Records from a data source:
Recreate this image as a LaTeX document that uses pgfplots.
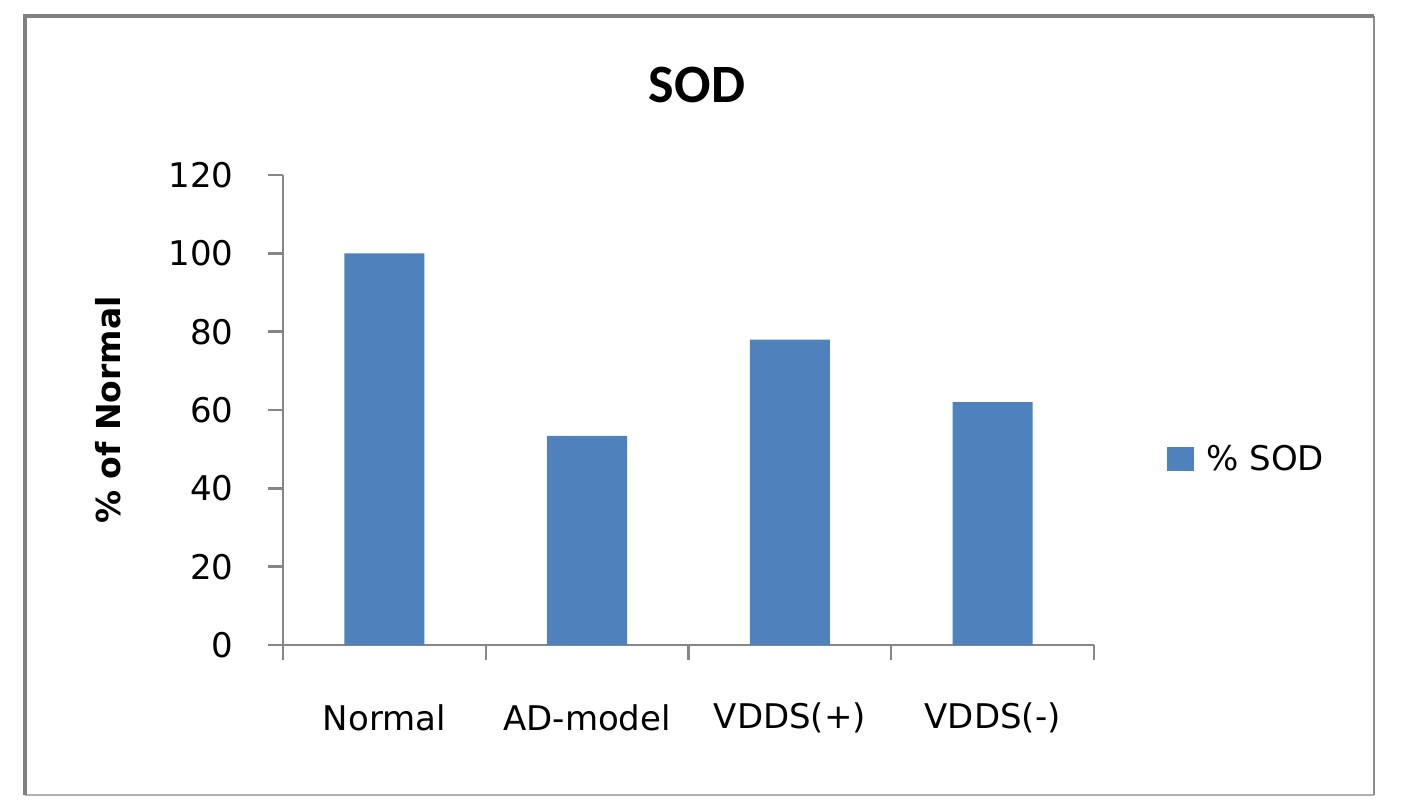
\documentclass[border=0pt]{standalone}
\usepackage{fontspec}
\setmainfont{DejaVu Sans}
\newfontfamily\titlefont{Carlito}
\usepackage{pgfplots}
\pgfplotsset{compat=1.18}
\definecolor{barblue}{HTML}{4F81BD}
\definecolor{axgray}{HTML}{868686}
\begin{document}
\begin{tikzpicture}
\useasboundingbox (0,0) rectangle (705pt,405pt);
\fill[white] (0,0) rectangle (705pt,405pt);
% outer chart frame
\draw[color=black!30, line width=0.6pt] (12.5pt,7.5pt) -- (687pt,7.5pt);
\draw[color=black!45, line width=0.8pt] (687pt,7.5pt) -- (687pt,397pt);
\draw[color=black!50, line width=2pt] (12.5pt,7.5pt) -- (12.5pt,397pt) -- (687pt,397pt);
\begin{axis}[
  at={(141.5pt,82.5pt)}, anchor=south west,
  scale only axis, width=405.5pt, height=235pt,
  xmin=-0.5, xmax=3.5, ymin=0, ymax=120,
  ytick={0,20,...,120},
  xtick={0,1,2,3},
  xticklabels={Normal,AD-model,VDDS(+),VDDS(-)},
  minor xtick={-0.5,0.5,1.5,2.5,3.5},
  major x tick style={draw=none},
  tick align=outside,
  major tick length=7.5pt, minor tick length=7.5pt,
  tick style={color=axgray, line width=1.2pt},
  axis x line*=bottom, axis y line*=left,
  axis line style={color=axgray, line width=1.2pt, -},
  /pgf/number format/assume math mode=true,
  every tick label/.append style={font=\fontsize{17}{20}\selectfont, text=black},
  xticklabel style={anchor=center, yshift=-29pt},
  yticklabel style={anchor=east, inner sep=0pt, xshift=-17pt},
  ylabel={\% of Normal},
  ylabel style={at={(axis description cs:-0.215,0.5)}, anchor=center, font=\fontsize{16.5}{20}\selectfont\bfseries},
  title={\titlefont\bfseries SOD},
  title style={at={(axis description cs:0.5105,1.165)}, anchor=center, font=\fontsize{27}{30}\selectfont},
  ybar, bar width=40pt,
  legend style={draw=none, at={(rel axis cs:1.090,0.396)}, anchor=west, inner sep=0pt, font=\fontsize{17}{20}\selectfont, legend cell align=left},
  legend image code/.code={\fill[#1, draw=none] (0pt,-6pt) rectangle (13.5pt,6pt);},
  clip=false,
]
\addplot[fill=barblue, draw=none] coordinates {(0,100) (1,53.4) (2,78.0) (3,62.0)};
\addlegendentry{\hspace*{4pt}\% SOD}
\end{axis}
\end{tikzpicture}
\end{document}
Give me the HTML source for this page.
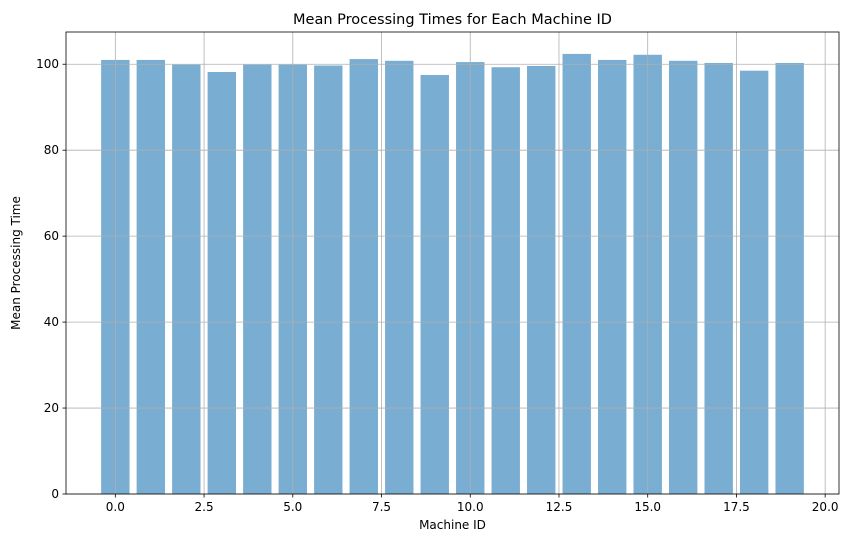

→ Exercise details: Show every line above in which the word "HTML" occurs.

→ Written reply:
\definecolor{barblue}{HTML}{4F81BD}
\definecolor{axgray}{HTML}{868686}
Give me the HTML source for this page.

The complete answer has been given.